# [What to do]
The data below should be restated word for word, with every picture omitted.

# [Dataset content]
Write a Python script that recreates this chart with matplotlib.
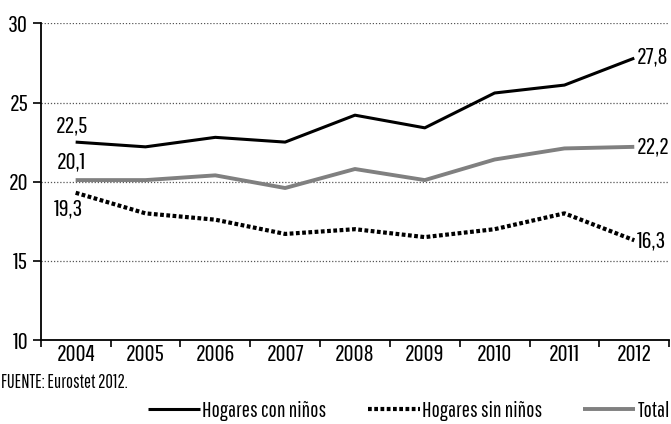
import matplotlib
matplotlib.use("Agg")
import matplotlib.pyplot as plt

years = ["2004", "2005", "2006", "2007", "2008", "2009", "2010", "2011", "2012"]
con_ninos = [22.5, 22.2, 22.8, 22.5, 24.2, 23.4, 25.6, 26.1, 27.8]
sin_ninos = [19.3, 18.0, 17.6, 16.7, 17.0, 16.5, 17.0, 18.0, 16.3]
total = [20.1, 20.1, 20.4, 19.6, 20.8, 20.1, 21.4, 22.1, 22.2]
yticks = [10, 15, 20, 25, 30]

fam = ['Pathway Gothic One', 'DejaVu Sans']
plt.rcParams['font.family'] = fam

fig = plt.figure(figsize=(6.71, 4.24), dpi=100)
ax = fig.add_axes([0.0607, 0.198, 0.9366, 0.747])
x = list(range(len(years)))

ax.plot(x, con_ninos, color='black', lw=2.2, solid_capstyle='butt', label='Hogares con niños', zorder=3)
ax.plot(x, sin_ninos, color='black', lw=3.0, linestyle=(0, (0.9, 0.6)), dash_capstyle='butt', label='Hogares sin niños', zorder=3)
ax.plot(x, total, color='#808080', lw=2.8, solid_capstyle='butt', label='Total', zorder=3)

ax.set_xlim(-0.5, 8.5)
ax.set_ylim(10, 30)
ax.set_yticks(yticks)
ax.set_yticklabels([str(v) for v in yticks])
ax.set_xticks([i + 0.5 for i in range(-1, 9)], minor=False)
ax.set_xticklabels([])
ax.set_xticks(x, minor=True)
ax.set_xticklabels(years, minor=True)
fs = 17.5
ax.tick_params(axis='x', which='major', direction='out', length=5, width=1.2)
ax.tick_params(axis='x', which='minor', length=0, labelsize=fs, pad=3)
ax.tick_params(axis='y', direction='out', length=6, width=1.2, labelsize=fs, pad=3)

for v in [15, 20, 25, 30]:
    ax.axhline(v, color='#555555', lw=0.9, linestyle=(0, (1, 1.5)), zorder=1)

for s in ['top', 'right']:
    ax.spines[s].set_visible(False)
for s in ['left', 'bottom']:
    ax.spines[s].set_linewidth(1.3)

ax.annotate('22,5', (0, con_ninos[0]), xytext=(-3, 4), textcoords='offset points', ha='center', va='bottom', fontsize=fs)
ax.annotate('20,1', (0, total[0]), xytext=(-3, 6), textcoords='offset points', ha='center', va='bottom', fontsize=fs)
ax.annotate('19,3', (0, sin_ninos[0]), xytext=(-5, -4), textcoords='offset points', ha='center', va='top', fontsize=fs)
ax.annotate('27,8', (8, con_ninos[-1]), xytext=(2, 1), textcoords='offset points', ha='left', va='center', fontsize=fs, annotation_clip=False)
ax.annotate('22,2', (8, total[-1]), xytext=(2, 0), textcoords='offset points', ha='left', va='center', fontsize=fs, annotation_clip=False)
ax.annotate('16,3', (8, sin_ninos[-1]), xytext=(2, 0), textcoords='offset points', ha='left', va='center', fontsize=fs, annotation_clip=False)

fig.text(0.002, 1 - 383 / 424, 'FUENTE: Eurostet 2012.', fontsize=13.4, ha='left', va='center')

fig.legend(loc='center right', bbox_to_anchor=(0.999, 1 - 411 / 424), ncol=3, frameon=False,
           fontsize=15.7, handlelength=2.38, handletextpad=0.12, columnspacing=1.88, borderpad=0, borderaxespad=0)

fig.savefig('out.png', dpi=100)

# [Correct output]
Write a Python script that recreates this chart with matplotlib.
import matplotlib
matplotlib.use("Agg")
import matplotlib.pyplot as plt

years = ["2004", "2005", "2006", "2007", "2008", "2009", "2010", "2011", "2012"]
con_ninos = [22.5, 22.2, 22.8, 22.5, 24.2, 23.4, 25.6, 26.1, 27.8]
sin_ninos = [19.3, 18.0, 17.6, 16.7, 17.0, 16.5, 17.0, 18.0, 16.3]
total = [20.1, 20.1, 20.4, 19.6, 20.8, 20.1, 21.4, 22.1, 22.2]
yticks = [10, 15, 20, 25, 30]

fam = ['Pathway Gothic One', 'DejaVu Sans']
plt.rcParams['font.family'] = fam

fig = plt.figure(figsize=(6.71, 4.24), dpi=100)
ax = fig.add_axes([0.0607, 0.198, 0.9366, 0.747])
x = list(range(len(years)))

ax.plot(x, con_ninos, color='black', lw=2.2, solid_capstyle='butt', label='Hogares con niños', zorder=3)
ax.plot(x, sin_ninos, color='black', lw=3.0, linestyle=(0, (0.9, 0.6)), dash_capstyle='butt', label='Hogares sin niños', zorder=3)
ax.plot(x, total, color='#808080', lw=2.8, solid_capstyle='butt', label='Total', zorder=3)

ax.set_xlim(-0.5, 8.5)
ax.set_ylim(10, 30)
ax.set_yticks(yticks)
ax.set_yticklabels([str(v) for v in yticks])
ax.set_xticks([i + 0.5 for i in range(-1, 9)], minor=False)
ax.set_xticklabels([])
ax.set_xticks(x, minor=True)
ax.set_xticklabels(years, minor=True)
fs = 17.5
ax.tick_params(axis='x', which='major', direction='out', length=5, width=1.2)
ax.tick_params(axis='x', which='minor', length=0, labelsize=fs, pad=3)
ax.tick_params(axis='y', direction='out', length=6, width=1.2, labelsize=fs, pad=3)

for v in [15, 20, 25, 30]:
    ax.axhline(v, color='#555555', lw=0.9, linestyle=(0, (1, 1.5)), zorder=1)

for s in ['top', 'right']:
    ax.spines[s].set_visible(False)
for s in ['left', 'bottom']:
    ax.spines[s].set_linewidth(1.3)

ax.annotate('22,5', (0, con_ninos[0]), xytext=(-3, 4), textcoords='offset points', ha='center', va='bottom', fontsize=fs)
ax.annotate('20,1', (0, total[0]), xytext=(-3, 6), textcoords='offset points', ha='center', va='bottom', fontsize=fs)
ax.annotate('19,3', (0, sin_ninos[0]), xytext=(-5, -4), textcoords='offset points', ha='center', va='top', fontsize=fs)
ax.annotate('27,8', (8, con_ninos[-1]), xytext=(2, 1), textcoords='offset points', ha='left', va='center', fontsize=fs, annotation_clip=False)
ax.annotate('22,2', (8, total[-1]), xytext=(2, 0), textcoords='offset points', ha='left', va='center', fontsize=fs, annotation_clip=False)
ax.annotate('16,3', (8, sin_ninos[-1]), xytext=(2, 0), textcoords='offset points', ha='left', va='center', fontsize=fs, annotation_clip=False)

fig.text(0.002, 1 - 383 / 424, 'FUENTE: Eurostet 2012.', fontsize=13.4, ha='left', va='center')

fig.legend(loc='center right', bbox_to_anchor=(0.999, 1 - 411 / 424), ncol=3, frameon=False,
           fontsize=15.7, handlelength=2.38, handletextpad=0.12, columnspacing=1.88, borderpad=0, borderaxespad=0)

fig.savefig('out.png', dpi=100)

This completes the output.